Back-to-back explosions killed at least 10 people in a packed Nairobi market on Friday, extending a…
Back-to-back explosions killed at least 10 people in a packed Nairobi market on Friday, extending a spate of attacks that have piled pressure on the government and spurred Britain and other Western nations to warn citizens about travelling to Kenya.
Close to 70 people were wounded in the two blasts, Kenya’s National Disaster Operations Centre (NDOC) said, and the Kenya Red Cross appealed for blood donations to help the injured.
One explosion struck a minibus taxi, shattering the windows and flattening its tyres. It was near a market best known for selling second-hand clothes from wooden stalls with corrugated iron roofs. The second blast occurred near the same market.
Outside the blood-spattered minibus, clothes littered a street that had been bustling with shoppers earlier in the day.
“I saw the explosion. People were running in all directions,” a woman at the scene told journalists. “I know some of the people who died.”
Nairobi County Police Commander Benson Kibui told journalists that one suspect was arrested near the market and another was detained elsewhere, without giving details. There was no immediate claim of responsibility.
In the past such attacks have been widely blamed on the Somali Islamist militant group al Shabaab, which wants Kenyan troops out of Somalia.

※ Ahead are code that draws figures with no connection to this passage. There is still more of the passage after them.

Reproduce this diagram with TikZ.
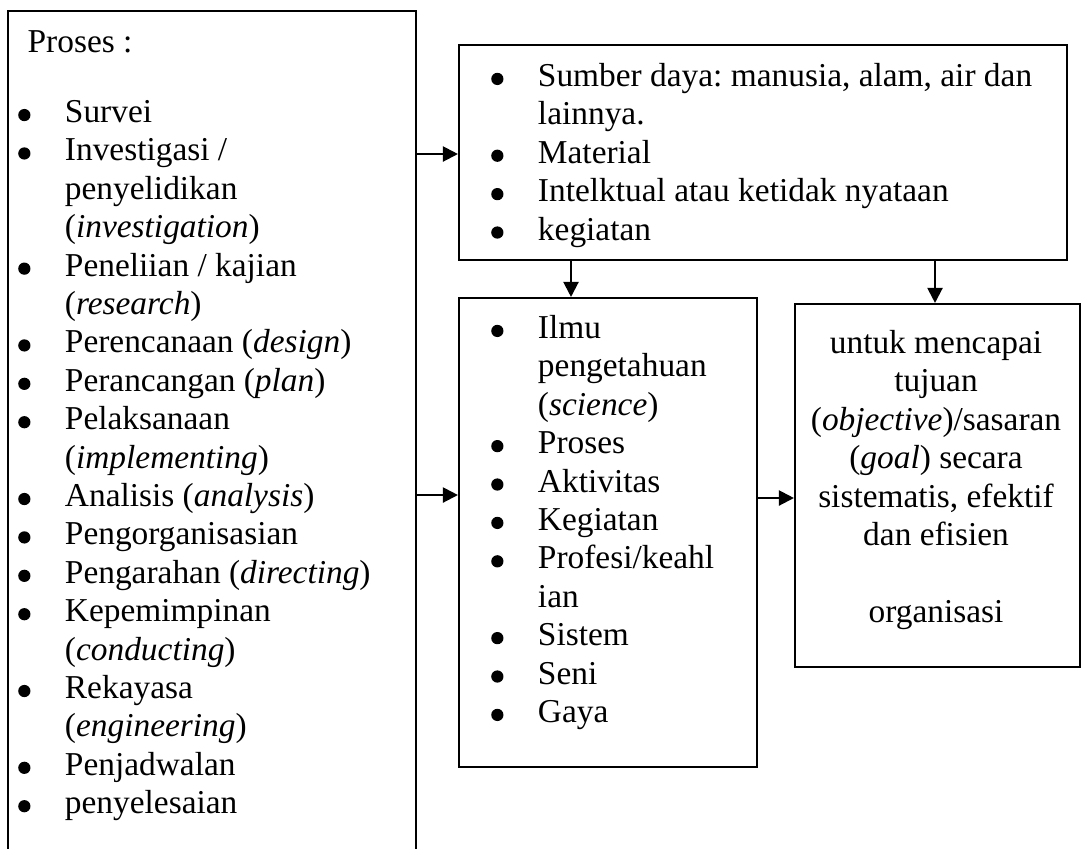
\documentclass[tikz,border=0pt]{standalone}
\usepackage{fontspec}
\setmainfont{Liberation Serif}
\usetikzlibrary{arrows.meta,fit}

\newcommand{\bul}{\makebox[17.4pt][l]{\hspace*{0.6pt}\tikz[baseline=0pt]\fill (2.2pt,2.7pt) circle[radius=2.2pt];}}
\newcommand{\gap}{\hspace*{17.4pt}}

\tikzset{
  box/.style={draw, line width=0.75pt, inner sep=0pt},
  txt/.style={inner sep=0pt, font=\fontsize{12}{13.8}\selectfont\frenchspacing},
  arr/.style={-{Triangle[length=5.4pt,width=5.4pt]}, line width=0.75pt}
}

\begin{document}
\begin{tikzpicture}[x=0.3594pt, y=-0.3594pt]
	\useasboundingbox (0,0) rectangle (1082,848);
	% boxes
	\node[box, fit={(8,11) (416,870)}] (proc) {};
	\node[box, fit={(459,45) (1067,260)}] (res) {};
	\node[box, fit={(459,298) (757,767)}] (ilmu) {};
	\node[box, fit={(795,304) (1080,667)}] (goal) {};
	% texts
	\node[txt, anchor=north west, align=left] (proctxt) at (16,25) {\strut\hspace*{4pt}Proses :\\[11.4pt]
		\bul Survei\\
		\bul Investigasi /\\
		\gap penyelidikan\\
		\gap (\textit{investigation})\\
		\bul Peneliian / kajian\\
		\gap (\textit{research})\\
		\bul Perencanaan (\textit{design})\\
		\bul Perancangan (\textit{plan})\\
		\bul Pelaksanaan\\
		\gap (\textit{implementing})\\
		\bul Analisis (\textit{analysis})\\
		\bul Pengorganisasian\\
		\bul Pengarahan (\textit{directing})\\
		\bul Kepemimpinan\\
		\gap (\textit{conducting})\\
		\bul Rekayasa\\
		\gap (\textit{engineering})\\
		\bul Penjadwalan\\
		\bul penyelesaian};
	\node[txt, anchor=north west, align=left] (restxt) at (489,59) {\strut\bul Sumber daya: manusia, alam, air dan\\
		\gap lainnya.\\
		\bul Material\\
		\bul Intelktual atau ketidak nyataan\\
		\bul kegiatan};
	\node[txt, anchor=north west, align=left] (ilmutxt) at (489,311) {\strut\bul Ilmu\\
		\gap pengetahuan\\
		\gap (\textit{science})\\
		\bul Proses\\
		\bul Aktivitas\\
		\bul Kegiatan\\
		\bul Profesi/keahl\\
		\gap ian\\
		\bul Sistem\\
		\bul Seni\\
		\bul Gaya};
	\node[txt, anchor=north, align=center] (goaltxt) at (936,326) {\strut untuk mencapai\\
		tujuan\\
		(\textit{objective})/sasaran\\
		(\textit{goal}) secara\\
		sistematis, efektif\\
		dan efisien\\[13.8pt]
		organisasi};
	% arrows
	\coordinate (r1) at (0,154);
	\coordinate (r2) at (0,495);
	\coordinate (r3) at (0,498);
	\coordinate (c1) at (571,0);
	\coordinate (c2) at (935,0);
	\draw[arr] (proc.east |- r1) -- (res.west |- r1);
	\draw[arr] (proc.east |- r2) -- (ilmu.west |- r2);
	\draw[arr] (ilmu.east |- r3) -- (goal.west |- r3);
	\draw[arr] (res.south -| c1) -- (ilmu.north -| c1);
	\draw[arr] (res.south -| c2) -- (goal.north -| c2);
\end{tikzpicture}
\end{document}
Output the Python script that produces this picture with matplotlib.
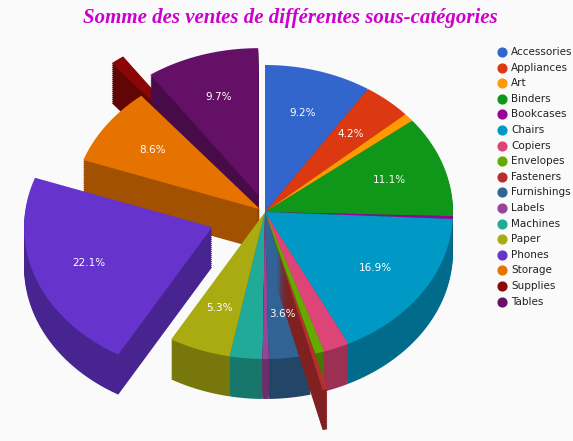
import numpy as np
import matplotlib.pyplot as plt
from matplotlib.colors import to_rgb

categories = ["Accessories", "Appliances", "Art", "Binders", "Bookcases", "Chairs",
              "Copiers", "Envelopes", "Fasteners", "Furnishings", "Labels", "Machines",
              "Paper", "Phones", "Storage", "Supplies", "Tables"]
values = [9.2, 4.2, 0.9, 11.1, 0.3, 16.9, 2.2, 0.8, 0.4, 3.6, 0.5, 2.8, 5.3, 22.1, 8.6, 1.2, 9.7]
colors = ["#3366cc", "#dc3912", "#ff9900", "#109618", "#990099", "#0099c6", "#dd4477",
          "#66aa00", "#b82e2e", "#316395", "#994499", "#22aa99", "#aaaa11", "#6633cc",
          "#e67300", "#8b0707", "#651067"]
explode = {"Phones": 0.3, "Tables": 0.12, "Supplies": 0.3, "Fasteners": 0.25, "Storage": 0.03}

W, H = 573, 441
fig = plt.figure(figsize=(W / 100, H / 100), dpi=100)
ax = fig.add_axes([0, 0, 1, 1])
ax.set_xlim(0, W)
ax.set_ylim(H, 0)
ax.axis("off")
fig.patch.set_facecolor("#fafafa")

cx, cy, rx, ry, depth = 265, 212, 188, 147, 40
total = sum(values)
slices = []
start = 0.0
for name, v, c in zip(categories, values, colors):
    span = v / total * 2 * np.pi
    mid = start + span / 2
    e = explode.get(name, 0)
    ox, oy = e * rx * np.sin(mid), -e * ry * np.cos(mid)
    t = np.linspace(start, start + span, max(3, int(span * 60)))
    xs = np.concatenate([[cx + ox], cx + ox + rx * np.sin(t)])
    ys = np.concatenate([[cy + oy], cy + oy - ry * np.cos(t)])
    slices.append((cy + oy - 0.5 * ry * np.cos(mid), xs, ys, c, v, mid, ox, oy))
    start += span

for key, xs, ys, c, v, mid, ox, oy in sorted(slices, key=lambda s: s[0]):
    dark = tuple(np.array(to_rgb(c)) * 0.7)
    for d in range(depth, 0, -2):
        ax.fill(xs, ys + d, color=dark, lw=0)
    ax.fill(xs, ys, color=c, lw=0)
    if v >= 3:
        tx = cx + ox + 0.7 * rx * np.sin(mid)
        ty = cy + oy - 0.7 * ry * np.cos(mid)
        ax.text(tx, ty, f"{v:.1f}%", color="white", fontsize=7.5, ha="center", va="center")

ax.text(290, 18, "Somme des ventes de différentes sous-catégories", fontsize=15,
        fontstyle="italic", fontweight="bold", family="Liberation Serif", color="#cc00cc",
        ha="center", va="center")

for i, (name, c) in enumerate(zip(categories, colors)):
    y = 52 + i * 15.6
    ax.scatter([502], [y], s=40, color=c)
    ax.text(511, y, name, fontsize=7.5, va="center", color="#222222")

fig.savefig("out.png", dpi=100, facecolor=fig.get_facecolor())
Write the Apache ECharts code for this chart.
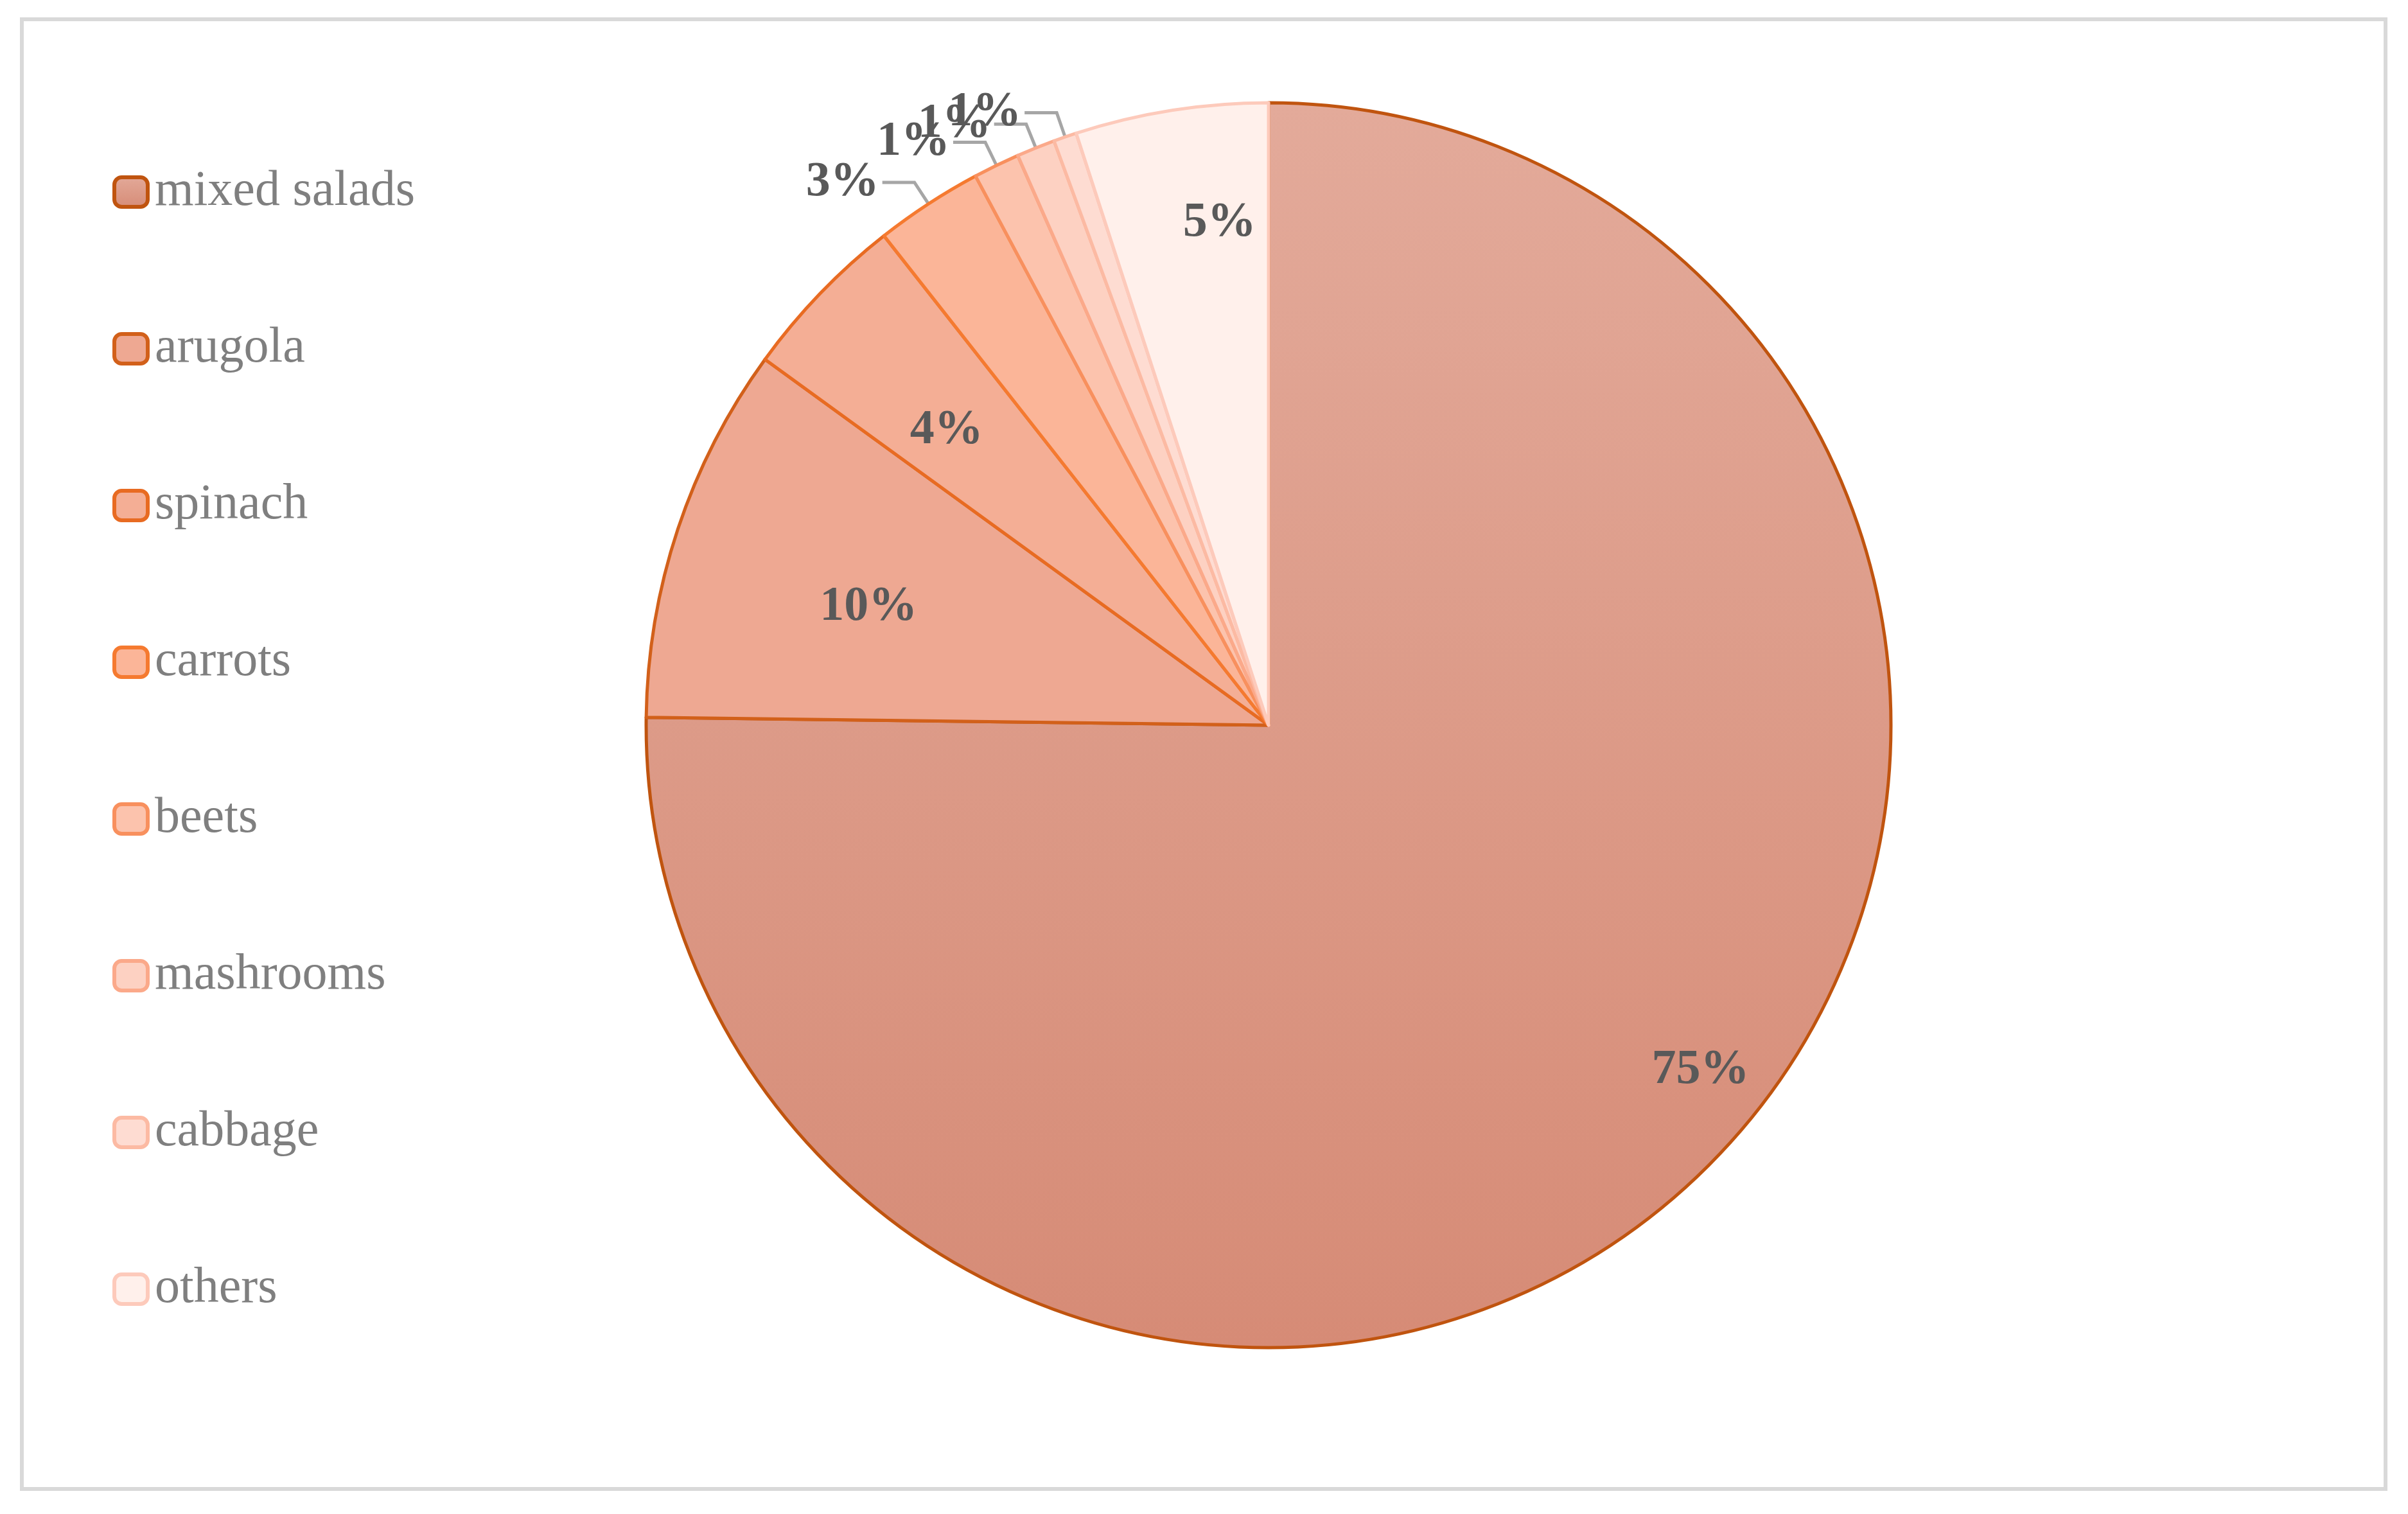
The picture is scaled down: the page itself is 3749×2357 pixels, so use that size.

In September, gunmen from the group killed 67 people in an raid on a Nairobi shopping mall.
Kenya, an important Western regional ally, has suffered a string of bomb and gun attacks since its troops entered Somalia to battle al Shabaab, which had carried out cross-border raids and kidnappings in Kenya.
Many of the attacks have been along Kenya’s Indian Ocean coast, including the port of Mombasa, a tourist favourite. Some others have been in Nairobi, mainly near the Somali-populated Eastleigh district. Friday’s blasts were close to Eastleigh.
Tourism in the east African nation had already been damaged by kidnappings by Somali pirates in the north near the Somali border, though that threat has subsided over the past 18 months.
Kenyan authorities had hoped for a respite to rebuild the struggling industry.
One immediate commercial victim of Friday’s bombings was a regional telecoms conference, East African Com, due to be held in Nairobi next week. Organisers said security worries forced it to cancel the meeting, which attracts top industry executives.
TOURISTS LEAVE
The latest blasts came a day after Kenya rebuked Britain, the United States, France and Australia for issuing travel warnings. Hundreds of tourists have left resorts on the Indian Ocean coast ahead of schedule as a result. [ID:nL6N0O148S]
“Yesterday night, 282 tourists flew out and today 300 more are going away,” Sam Ikwaye, of the Kenya Hotel Keepers and Caterers, told Reuters in Mombasa, one of several areas the British government said tourists should avoid or leave.
Diplomats have privately said Kenya’s security forces have been hampered in their work by inter-agency rivalries in the past and also say the government has not done enough to reassure Kenyans and others that it is stepping up security in the wake of the Nairobi Westgate shopping mall assault.
The government says it has not been credited for all the attacks it says it has foiled, but instead is criticised for the few that get through.
President Uhuru Kenyatta urged Kenyans to help the government in its battle against “terrorism” and dismissed the Western travel warnings as steps that “only strengthen the will of terrorists” instead of helping Kenya defeat them.
“Terrorism is not an evil that was born in Kenya. Terrorism is a worldwide phenomenon,” Kenyatta told a previously planned news conference held soon after the latest explosions.
Kibui said the blasts were caused by a Improvised Explosive Device (IED), a reference to a hand-made bomb.
Seven people were killed two weeks ago when explosions struck Nairobi and Mombasa.